What you need to do —
Below is a listing. Gather each line of it that contains "this".

Data provided —
--- begin ---

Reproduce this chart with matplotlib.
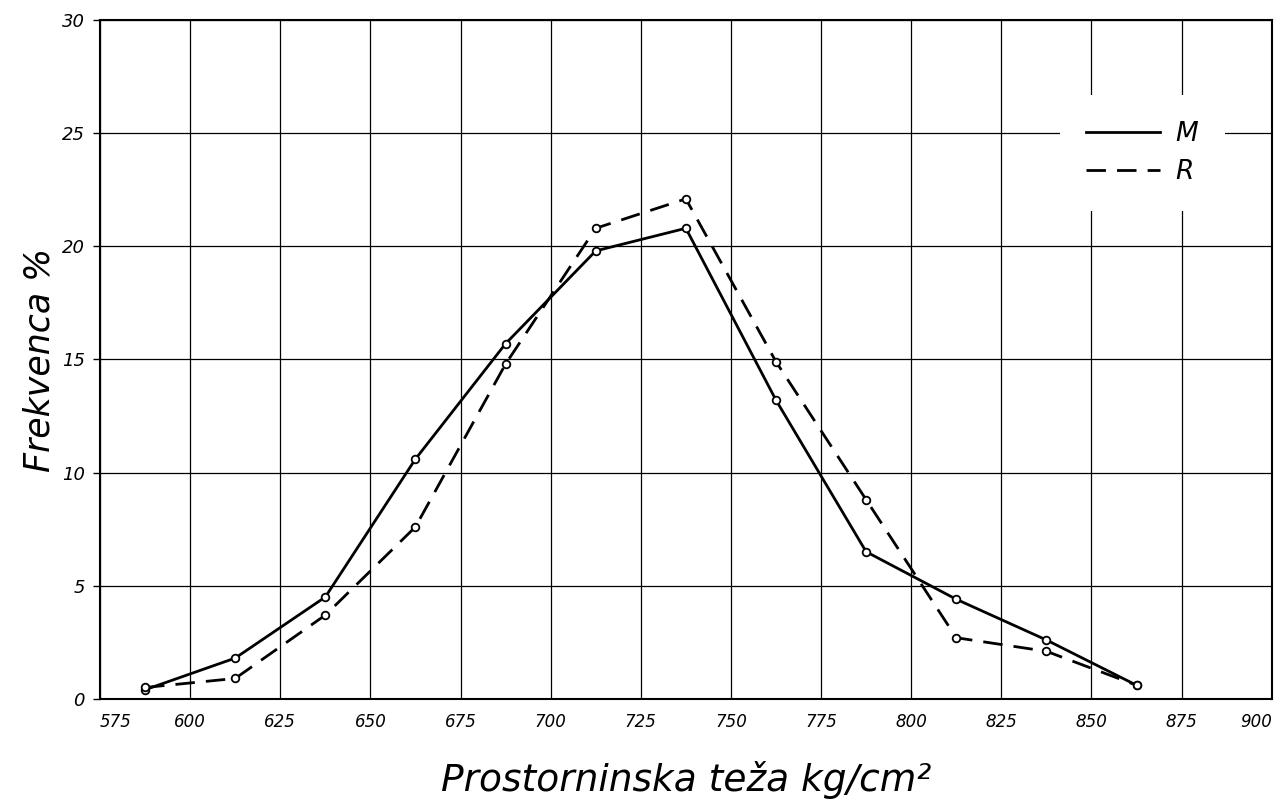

--- end ---
--- begin ---

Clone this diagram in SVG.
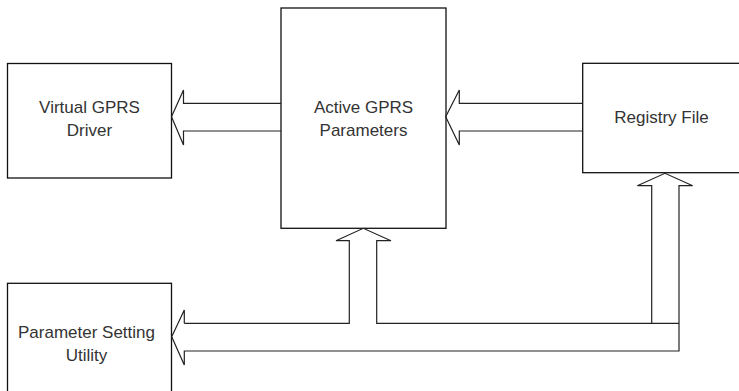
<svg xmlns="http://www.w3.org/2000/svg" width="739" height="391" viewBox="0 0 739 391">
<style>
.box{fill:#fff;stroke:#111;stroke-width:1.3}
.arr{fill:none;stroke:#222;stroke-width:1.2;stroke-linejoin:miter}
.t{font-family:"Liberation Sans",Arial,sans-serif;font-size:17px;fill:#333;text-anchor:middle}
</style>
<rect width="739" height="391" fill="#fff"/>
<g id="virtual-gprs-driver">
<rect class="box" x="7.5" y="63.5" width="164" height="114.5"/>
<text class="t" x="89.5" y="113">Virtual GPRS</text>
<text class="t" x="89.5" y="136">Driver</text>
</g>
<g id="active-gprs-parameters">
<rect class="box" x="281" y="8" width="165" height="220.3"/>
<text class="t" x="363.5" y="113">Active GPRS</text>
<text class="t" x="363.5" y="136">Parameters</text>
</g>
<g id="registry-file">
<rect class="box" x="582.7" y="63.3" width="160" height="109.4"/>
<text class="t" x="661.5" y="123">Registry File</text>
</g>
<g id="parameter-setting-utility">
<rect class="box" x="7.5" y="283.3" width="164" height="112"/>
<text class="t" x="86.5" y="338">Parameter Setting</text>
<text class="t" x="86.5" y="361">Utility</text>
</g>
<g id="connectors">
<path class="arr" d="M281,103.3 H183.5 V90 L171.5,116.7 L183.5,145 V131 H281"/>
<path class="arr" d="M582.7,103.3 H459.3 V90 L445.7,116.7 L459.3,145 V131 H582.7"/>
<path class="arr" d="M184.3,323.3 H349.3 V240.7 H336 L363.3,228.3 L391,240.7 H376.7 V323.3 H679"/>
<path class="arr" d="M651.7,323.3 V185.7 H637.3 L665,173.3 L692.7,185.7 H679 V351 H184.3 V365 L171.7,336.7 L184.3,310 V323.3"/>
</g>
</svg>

--- end ---

Response —
Reproduce this chart with matplotlib.
Clone this diagram in SVG.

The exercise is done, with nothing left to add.